Sholat (melek apa merem)

Beberapa waktu yang lalu, teman kantor saya bertanya 3 hal, salah satunya ini.

”Sebenarnya dalam posisi sholat mata itu melek (terbelalak/terbuka) apa merem (terpejam)?”

”Memangnya kenapa? Nggak khusyu’ ya?” saya balik bertanya.

”Ya,” jawabnya, ”Susah khusyu’nya kalau mata ini melek.”

”Itu hanya kebiasaan saja. Kalau selanjutnya dibiasakan melek, insya Allah bisa khusyu’ kok. Percaya deh...!”

”Kok yakin banget sih?”

”Lho iya, sebab dalil-dalilnya memang begitu. Nabi SAW mencontohkan kalau sholat itu ya melek, nggak boleh merem, atau setengah merem alias riyip-riyip sekalipun. Jadi harus melek dan melihat ke bumi, ke tempat sujud.”

”Ooo,... begitu, jadi harus melek ya. Wah,... susah juga nih,” gumam teman saya sambil berlalu.


Pertanyaan kawan tadi mengingatkan saya pada Kang Romdhoni, ustadz nun jauh di kampung saya sana. Dulu, dia memberikan fatwa agar sholat khusyu hendaknya memejamkan mata atau setengah merem. Melek tapi nggak lebar, merem tapi bisa mengintip. Bahasa kampung saya yang seperti itu disebut riyip-riyip. Maksudnya tak lain agar terhindar dari godaan yang sumliwer ketika kita membuka mata lebar-lebar ketika sholat. Dan tercapailah kekusyu’an yang dicari. Namun, ternyata atsar-atsar dan nas-nas menunjukkan hal yang berbeda. Dengan tegas mensyaratkan, kalau sholat itu posisi mata terbuka.

Dari Abu Hurairah ra, sesungguhnya Rasululloh SAW ketika sedang sholat mengangkat pandangannya ke arah langit, maka turunlah ayat; ”(yaitu) orang-orang yang khusyu dalam sholatnya,” maka beliau kemudian menundukkan kepalanya. (Rowahu al-Hakim, al-Baihaqi dan al-Hazimi dalam al-I’tibar)

Selanjutnya dalam riwayat lain, dari Muhammad ibnu Sirrin, dia berkata; ” Dan ada Rasulullah SAW ketika sholat maka beliau menundukkan kepalanya dan melempar pandangannya ke arah bumi/tanah.” (Rowahu al-Hakim, al-Baihaqi dan al-Hazimi dalam al-I’tibar).

Dari jalur periwayatan yang lain seperti dari riwayat Muslim, Abu Daud dan Ibnu Majah diterangkan sebagai berikut.
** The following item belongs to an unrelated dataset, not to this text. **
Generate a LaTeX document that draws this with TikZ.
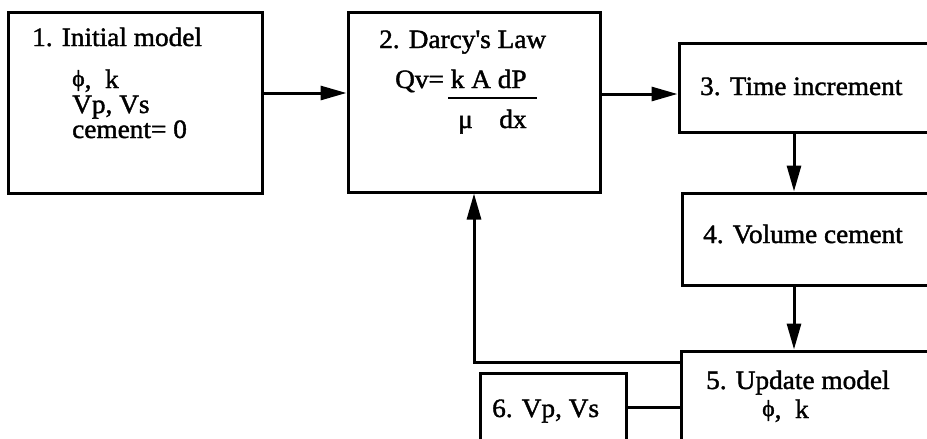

Rasulullah SAW melarang orang yang sedang sholat mengangkat pandangannya ke arah langit. Larangan tersebut mendapat penguatan, sampai beliau berkata, ”Hendaklah orang-orang menghentikan pandangannya ke langit ketika sholat atau pandangan mata mereka tidak akan kembali lagi.” (Dan di dalam riwayat lain berbunyi: pasti merenggut pandangan mereka).

Kemudian dari Aisyah ra, dia berkata, ”Ketika Rasulullah SAW masuk Ka’bah, beliau (sholat) tidak memalingkan pandangannya dari tempat sujudnya, hingga beliau keluar dari Ka’bah.” (Rowahu al-Baihaqi dan al-Hakim)
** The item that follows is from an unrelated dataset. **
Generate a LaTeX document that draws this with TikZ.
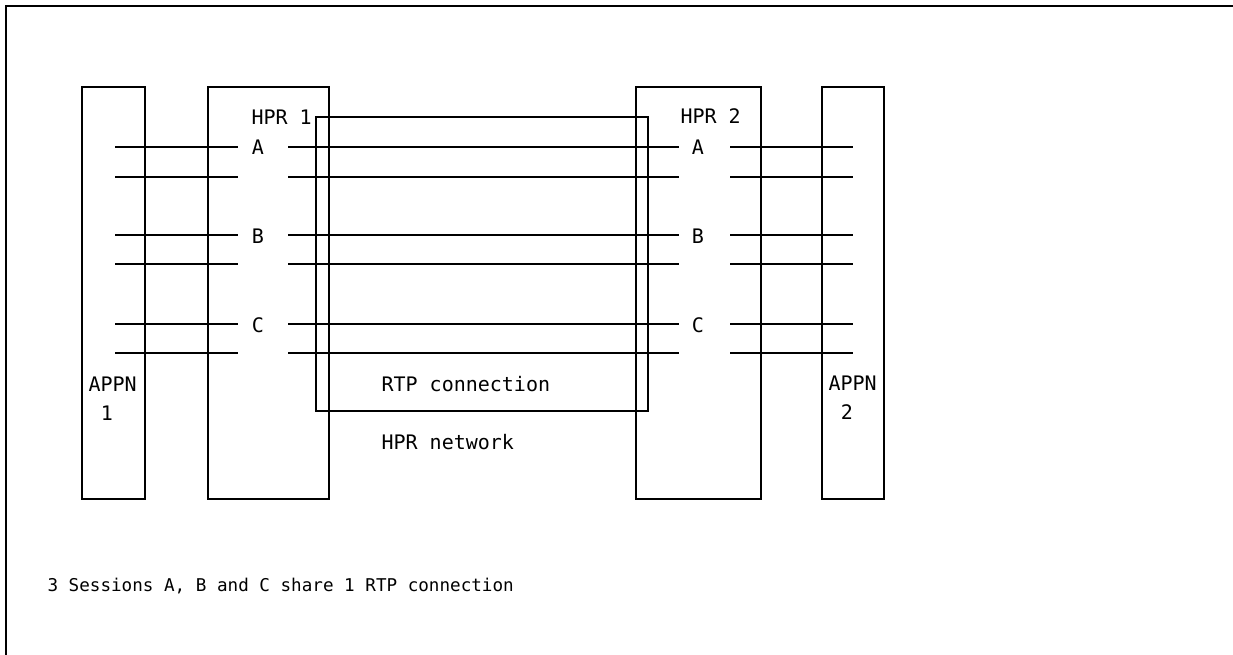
\documentclass[tikz,border=0pt]{standalone}
\usepackage{fontspec}
\setmonofont{DejaVu Sans Mono}
\begin{document}
\begin{tikzpicture}[x=1pt,y=-1pt,line width=1.1pt,
  box/.style={draw,inner sep=0pt,outer sep=0pt},
  lbl/.style={inner sep=0pt,anchor=base west,font=\ttfamily\fontsize{20}{24}\selectfont},
  clbl/.style={inner sep=0pt,anchor=base,font=\ttfamily\fontsize{20}{24}\selectfont},
  note/.style={inner sep=0pt,anchor=base west,font=\ttfamily\fontsize{17.6}{21}\selectfont}]
\useasboundingbox (0,0) rectangle (1233,655);
% frame
\coordinate (fTR) at (1233,6);
\coordinate (fTL) at (6,6);
\coordinate (fBL) at (6,655);
\draw (fTR) -- (fTL) -- (fBL);
% boxes
\node[box,minimum width=63pt,minimum height=412pt] (appn1) at (113.5,293) {};
\node[box,minimum width=121pt,minimum height=412pt] (hpr1) at (268.5,293) {};
\node[box,minimum width=332pt,minimum height=294pt] (rtp) at (482,264) {};
\node[box,minimum width=125pt,minimum height=412pt] (hpr2) at (698.5,293) {};
\node[box,minimum width=62pt,minimum height=412pt] (appn2) at (853,293) {};
% session lines
\foreach \n/\y in {a1/147,a2/177,b1/235,b2/264,c1/324,c2/353}{
  \coordinate (\n-1) at (115,\y);
  \coordinate (\n-2) at (238,\y);
  \coordinate (\n-3) at (288,\y);
  \coordinate (\n-4) at (679,\y);
  \coordinate (\n-5) at (730,\y);
  \coordinate (\n-6) at (853,\y);
  \draw (\n-1) -- (\n-2);
  \draw (\n-3) -- (\n-4);
  \draw (\n-5) -- (\n-6);
}
% labels
\node[lbl] (thpr1) at (251,125) {HPR 1};
\node[lbl] (thpr2) at (680,124) {HPR 2};
\node[clbl] (la) at (258,155) {A};
\node[clbl] (lb) at (258,243) {B};
\node[clbl] (lc) at (258,332) {C};
\node[clbl] (ra) at (698,155) {A};
\node[clbl] (rb) at (698,243) {B};
\node[clbl] (rc) at (698,332) {C};
\node[lbl] (tappn1) at (88,391) {APPN};
\node[clbl] (tone) at (107,420) {1};
\node[lbl] (tappn2) at (828,390) {APPN};
\node[clbl] (ttwo) at (847,419) {2};
\node[lbl] (trtp) at (381,391) {RTP connection};
\node[lbl] (tnet) at (381,449) {HPR network};
\node[note] (tnote) at (47,591) {3 Sessions A, B and C share 1 RTP connection};
\end{tikzpicture}
\end{document}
Di dikeluarkan (ditakhrij) dari shohih Bukhori dan Muslim hadist berikut; ”Dan sungguh Rasulullah SAW melaksanakan sholat, sedangkan pada baju/gamisnya terdapat gambar, beliau malihat gambar itu sepintas, kemudian setelah selesai sholat beliau berkata; ”Bawalah gamisku ini ke Abu Jahm (toke baju) dan berikan aku baju anbijaniyah (baju tebal)nya Abu Jahm, karena itu telah menggangguku dari sholatku barusan.” (Dalam riwayat lain; ’Aku melihat gambarnya ketika aku sholat, maka hampir-hampir hal itu menggangguku.”) 

Nah, rangkaian atsar-atsar dalil di atas menunjukkan membuka mata ketika sholat dan mengarahkan pandangan ke tempat sujud untuk mencapai kekhusyu’an. Begitulah cara sholat Nabi SAW.

Jadi jangan salahkan dalilnya kalau kita sholat dengan membuka mata tidak bisa khusyu’. Tapi teliti kembali sikap dan persiapan ketika kita mau sholat. Nabi tidak pernah memberikan contoh yang salah, hanya kita saja yang mungkin belum bisa mengikutinya secara sempurna. Sebab Allah sudah menyatakan: Laqod kaana lakum fii rasulillaahi uswatun hasanah.